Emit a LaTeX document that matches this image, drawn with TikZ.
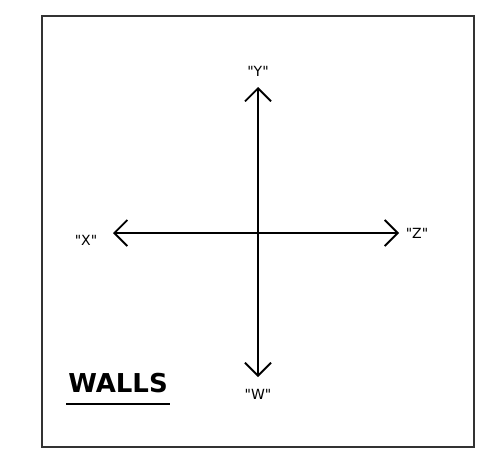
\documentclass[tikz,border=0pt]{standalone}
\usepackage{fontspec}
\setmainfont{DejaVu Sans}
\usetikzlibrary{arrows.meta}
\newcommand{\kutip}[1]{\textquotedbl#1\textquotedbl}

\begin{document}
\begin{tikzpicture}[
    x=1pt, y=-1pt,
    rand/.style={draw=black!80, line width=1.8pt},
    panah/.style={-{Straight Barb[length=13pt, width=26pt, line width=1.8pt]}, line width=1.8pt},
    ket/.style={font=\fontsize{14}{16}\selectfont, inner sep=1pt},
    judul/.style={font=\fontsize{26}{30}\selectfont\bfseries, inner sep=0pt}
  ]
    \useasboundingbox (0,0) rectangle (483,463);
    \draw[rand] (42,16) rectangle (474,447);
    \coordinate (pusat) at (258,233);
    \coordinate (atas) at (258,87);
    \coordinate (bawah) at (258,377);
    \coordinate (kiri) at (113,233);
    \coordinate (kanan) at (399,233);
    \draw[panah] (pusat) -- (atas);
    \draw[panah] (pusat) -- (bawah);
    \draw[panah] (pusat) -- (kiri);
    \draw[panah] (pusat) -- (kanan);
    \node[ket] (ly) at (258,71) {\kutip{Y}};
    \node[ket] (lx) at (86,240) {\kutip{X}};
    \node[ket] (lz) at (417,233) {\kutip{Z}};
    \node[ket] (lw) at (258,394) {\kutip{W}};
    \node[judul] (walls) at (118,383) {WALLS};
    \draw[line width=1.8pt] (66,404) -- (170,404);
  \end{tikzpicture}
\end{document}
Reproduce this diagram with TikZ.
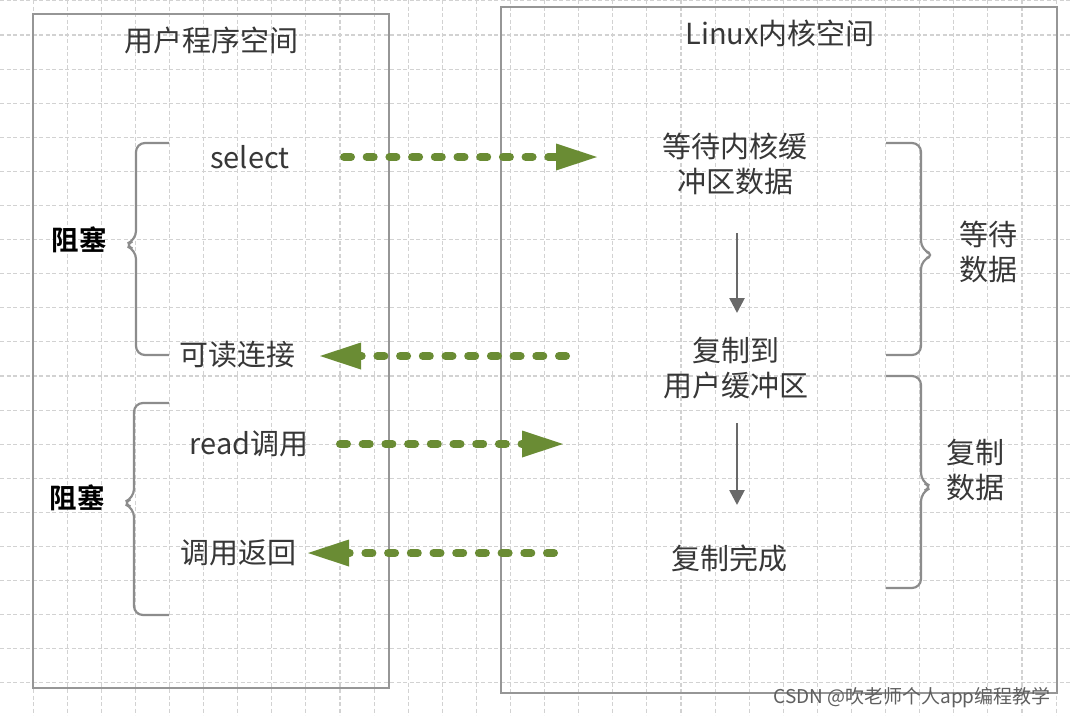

Instruction:
Quote the listing above in full, except for the pictures.

Result:
Emit a LaTeX document that matches this image, drawn with TikZ.
\documentclass[tikz,border=0pt]{standalone}
\usepackage{fontspec}
\setmainfont{DejaVu Sans}
\usetikzlibrary{arrows.meta}
\newcommand{\kutip}[1]{\textquotedbl#1\textquotedbl}

\begin{document}
\begin{tikzpicture}[
    x=1pt, y=-1pt,
    rand/.style={draw=black!80, line width=1.8pt},
    panah/.style={-{Straight Barb[length=13pt, width=26pt, line width=1.8pt]}, line width=1.8pt},
    ket/.style={font=\fontsize{14}{16}\selectfont, inner sep=1pt},
    judul/.style={font=\fontsize{26}{30}\selectfont\bfseries, inner sep=0pt}
  ]
    \useasboundingbox (0,0) rectangle (483,463);
    \draw[rand] (42,16) rectangle (474,447);
    \coordinate (pusat) at (258,233);
    \coordinate (atas) at (258,87);
    \coordinate (bawah) at (258,377);
    \coordinate (kiri) at (113,233);
    \coordinate (kanan) at (399,233);
    \draw[panah] (pusat) -- (atas);
    \draw[panah] (pusat) -- (bawah);
    \draw[panah] (pusat) -- (kiri);
    \draw[panah] (pusat) -- (kanan);
    \node[ket] (ly) at (258,71) {\kutip{Y}};
    \node[ket] (lx) at (86,240) {\kutip{X}};
    \node[ket] (lz) at (417,233) {\kutip{Z}};
    \node[ket] (lw) at (258,394) {\kutip{W}};
    \node[judul] (walls) at (118,383) {WALLS};
    \draw[line width=1.8pt] (66,404) -- (170,404);
  \end{tikzpicture}
\end{document}
Reproduce this diagram with TikZ.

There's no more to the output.